## Data lines
_ _ _

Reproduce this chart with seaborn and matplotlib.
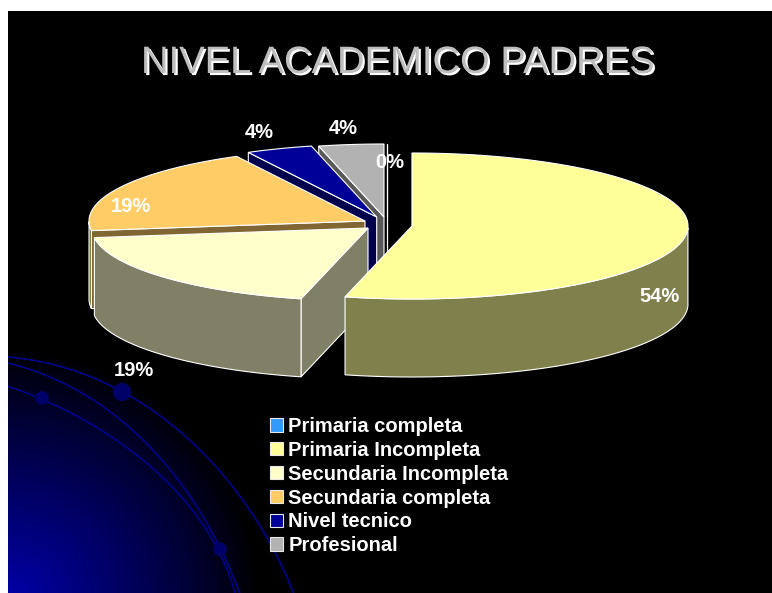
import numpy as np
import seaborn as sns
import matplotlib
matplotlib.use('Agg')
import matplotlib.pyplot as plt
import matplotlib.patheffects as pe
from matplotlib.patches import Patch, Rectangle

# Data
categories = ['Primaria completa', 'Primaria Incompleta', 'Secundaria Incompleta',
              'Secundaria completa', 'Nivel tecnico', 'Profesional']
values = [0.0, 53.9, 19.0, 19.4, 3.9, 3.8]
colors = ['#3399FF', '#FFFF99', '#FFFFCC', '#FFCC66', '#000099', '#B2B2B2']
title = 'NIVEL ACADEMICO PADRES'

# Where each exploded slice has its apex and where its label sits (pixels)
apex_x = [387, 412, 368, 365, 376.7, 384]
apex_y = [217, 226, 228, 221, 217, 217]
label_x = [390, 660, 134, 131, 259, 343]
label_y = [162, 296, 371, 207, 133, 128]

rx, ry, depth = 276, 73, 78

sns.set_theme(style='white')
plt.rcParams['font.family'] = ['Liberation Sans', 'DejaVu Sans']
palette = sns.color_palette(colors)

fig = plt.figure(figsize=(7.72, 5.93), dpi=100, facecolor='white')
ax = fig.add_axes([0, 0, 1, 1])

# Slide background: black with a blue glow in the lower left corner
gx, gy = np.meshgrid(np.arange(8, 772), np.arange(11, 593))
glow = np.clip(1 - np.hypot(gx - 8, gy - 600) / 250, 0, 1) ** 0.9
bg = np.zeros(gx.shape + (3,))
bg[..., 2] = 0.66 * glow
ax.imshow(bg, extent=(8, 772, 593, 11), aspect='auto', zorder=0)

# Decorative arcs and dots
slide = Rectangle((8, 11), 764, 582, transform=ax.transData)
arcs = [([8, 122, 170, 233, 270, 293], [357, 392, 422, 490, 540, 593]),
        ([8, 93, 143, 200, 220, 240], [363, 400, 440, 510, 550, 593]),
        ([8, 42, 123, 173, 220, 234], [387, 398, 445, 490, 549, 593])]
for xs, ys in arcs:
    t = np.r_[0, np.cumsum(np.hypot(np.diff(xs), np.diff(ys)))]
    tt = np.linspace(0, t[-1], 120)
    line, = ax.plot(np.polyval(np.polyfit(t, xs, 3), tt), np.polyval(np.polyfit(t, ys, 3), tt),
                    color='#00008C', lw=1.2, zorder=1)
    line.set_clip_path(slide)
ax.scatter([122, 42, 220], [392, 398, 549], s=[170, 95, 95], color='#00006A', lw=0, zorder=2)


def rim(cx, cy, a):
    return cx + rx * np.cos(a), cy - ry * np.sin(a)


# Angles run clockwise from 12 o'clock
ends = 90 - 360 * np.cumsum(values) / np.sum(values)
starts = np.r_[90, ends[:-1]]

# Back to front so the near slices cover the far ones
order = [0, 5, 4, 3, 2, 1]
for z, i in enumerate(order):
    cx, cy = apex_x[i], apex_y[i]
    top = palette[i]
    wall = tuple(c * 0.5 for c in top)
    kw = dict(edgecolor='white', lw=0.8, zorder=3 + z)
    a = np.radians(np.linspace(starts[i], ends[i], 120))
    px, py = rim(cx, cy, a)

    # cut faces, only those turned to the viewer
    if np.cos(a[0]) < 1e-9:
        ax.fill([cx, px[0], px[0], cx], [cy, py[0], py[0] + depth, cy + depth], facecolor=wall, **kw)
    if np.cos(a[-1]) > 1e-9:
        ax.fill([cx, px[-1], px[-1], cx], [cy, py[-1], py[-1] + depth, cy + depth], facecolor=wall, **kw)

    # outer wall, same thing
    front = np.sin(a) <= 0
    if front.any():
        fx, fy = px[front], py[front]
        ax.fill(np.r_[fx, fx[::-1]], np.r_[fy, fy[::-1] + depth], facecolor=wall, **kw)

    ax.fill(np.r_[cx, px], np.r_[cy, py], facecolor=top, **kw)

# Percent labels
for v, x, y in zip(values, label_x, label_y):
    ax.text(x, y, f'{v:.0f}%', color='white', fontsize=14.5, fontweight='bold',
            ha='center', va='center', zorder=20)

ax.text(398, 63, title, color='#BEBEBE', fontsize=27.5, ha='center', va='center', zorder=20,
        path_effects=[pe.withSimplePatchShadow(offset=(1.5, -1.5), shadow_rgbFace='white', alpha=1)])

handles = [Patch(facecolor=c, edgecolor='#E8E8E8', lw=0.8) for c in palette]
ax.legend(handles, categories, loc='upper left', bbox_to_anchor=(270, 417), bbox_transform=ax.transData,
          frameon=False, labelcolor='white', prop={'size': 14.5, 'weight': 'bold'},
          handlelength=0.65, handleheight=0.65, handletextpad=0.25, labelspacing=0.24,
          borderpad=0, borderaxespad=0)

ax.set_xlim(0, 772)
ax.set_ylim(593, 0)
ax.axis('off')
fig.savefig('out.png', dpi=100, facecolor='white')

_ _ _

## Your objective
Print out the material word for word, omitting the pictures.

## Output
Reproduce this chart with seaborn and matplotlib.
import numpy as np
import seaborn as sns
import matplotlib
matplotlib.use('Agg')
import matplotlib.pyplot as plt
import matplotlib.patheffects as pe
from matplotlib.patches import Patch, Rectangle

# Data
categories = ['Primaria completa', 'Primaria Incompleta', 'Secundaria Incompleta',
              'Secundaria completa', 'Nivel tecnico', 'Profesional']
values = [0.0, 53.9, 19.0, 19.4, 3.9, 3.8]
colors = ['#3399FF', '#FFFF99', '#FFFFCC', '#FFCC66', '#000099', '#B2B2B2']
title = 'NIVEL ACADEMICO PADRES'

# Where each exploded slice has its apex and where its label sits (pixels)
apex_x = [387, 412, 368, 365, 376.7, 384]
apex_y = [217, 226, 228, 221, 217, 217]
label_x = [390, 660, 134, 131, 259, 343]
label_y = [162, 296, 371, 207, 133, 128]

rx, ry, depth = 276, 73, 78

sns.set_theme(style='white')
plt.rcParams['font.family'] = ['Liberation Sans', 'DejaVu Sans']
palette = sns.color_palette(colors)

fig = plt.figure(figsize=(7.72, 5.93), dpi=100, facecolor='white')
ax = fig.add_axes([0, 0, 1, 1])

# Slide background: black with a blue glow in the lower left corner
gx, gy = np.meshgrid(np.arange(8, 772), np.arange(11, 593))
glow = np.clip(1 - np.hypot(gx - 8, gy - 600) / 250, 0, 1) ** 0.9
bg = np.zeros(gx.shape + (3,))
bg[..., 2] = 0.66 * glow
ax.imshow(bg, extent=(8, 772, 593, 11), aspect='auto', zorder=0)

# Decorative arcs and dots
slide = Rectangle((8, 11), 764, 582, transform=ax.transData)
arcs = [([8, 122, 170, 233, 270, 293], [357, 392, 422, 490, 540, 593]),
        ([8, 93, 143, 200, 220, 240], [363, 400, 440, 510, 550, 593]),
        ([8, 42, 123, 173, 220, 234], [387, 398, 445, 490, 549, 593])]
for xs, ys in arcs:
    t = np.r_[0, np.cumsum(np.hypot(np.diff(xs), np.diff(ys)))]
    tt = np.linspace(0, t[-1], 120)
    line, = ax.plot(np.polyval(np.polyfit(t, xs, 3), tt), np.polyval(np.polyfit(t, ys, 3), tt),
                    color='#00008C', lw=1.2, zorder=1)
    line.set_clip_path(slide)
ax.scatter([122, 42, 220], [392, 398, 549], s=[170, 95, 95], color='#00006A', lw=0, zorder=2)


def rim(cx, cy, a):
    return cx + rx * np.cos(a), cy - ry * np.sin(a)


# Angles run clockwise from 12 o'clock
ends = 90 - 360 * np.cumsum(values) / np.sum(values)
starts = np.r_[90, ends[:-1]]

# Back to front so the near slices cover the far ones
order = [0, 5, 4, 3, 2, 1]
for z, i in enumerate(order):
    cx, cy = apex_x[i], apex_y[i]
    top = palette[i]
    wall = tuple(c * 0.5 for c in top)
    kw = dict(edgecolor='white', lw=0.8, zorder=3 + z)
    a = np.radians(np.linspace(starts[i], ends[i], 120))
    px, py = rim(cx, cy, a)

    # cut faces, only those turned to the viewer
    if np.cos(a[0]) < 1e-9:
        ax.fill([cx, px[0], px[0], cx], [cy, py[0], py[0] + depth, cy + depth], facecolor=wall, **kw)
    if np.cos(a[-1]) > 1e-9:
        ax.fill([cx, px[-1], px[-1], cx], [cy, py[-1], py[-1] + depth, cy + depth], facecolor=wall, **kw)

    # outer wall, same thing
    front = np.sin(a) <= 0
    if front.any():
        fx, fy = px[front], py[front]
        ax.fill(np.r_[fx, fx[::-1]], np.r_[fy, fy[::-1] + depth], facecolor=wall, **kw)

    ax.fill(np.r_[cx, px], np.r_[cy, py], facecolor=top, **kw)

# Percent labels
for v, x, y in zip(values, label_x, label_y):
    ax.text(x, y, f'{v:.0f}%', color='white', fontsize=14.5, fontweight='bold',
            ha='center', va='center', zorder=20)

ax.text(398, 63, title, color='#BEBEBE', fontsize=27.5, ha='center', va='center', zorder=20,
        path_effects=[pe.withSimplePatchShadow(offset=(1.5, -1.5), shadow_rgbFace='white', alpha=1)])

handles = [Patch(facecolor=c, edgecolor='#E8E8E8', lw=0.8) for c in palette]
ax.legend(handles, categories, loc='upper left', bbox_to_anchor=(270, 417), bbox_transform=ax.transData,
          frameon=False, labelcolor='white', prop={'size': 14.5, 'weight': 'bold'},
          handlelength=0.65, handleheight=0.65, handletextpad=0.25, labelspacing=0.24,
          borderpad=0, borderaxespad=0)

ax.set_xlim(0, 772)
ax.set_ylim(593, 0)
ax.axis('off')
fig.savefig('out.png', dpi=100, facecolor='white')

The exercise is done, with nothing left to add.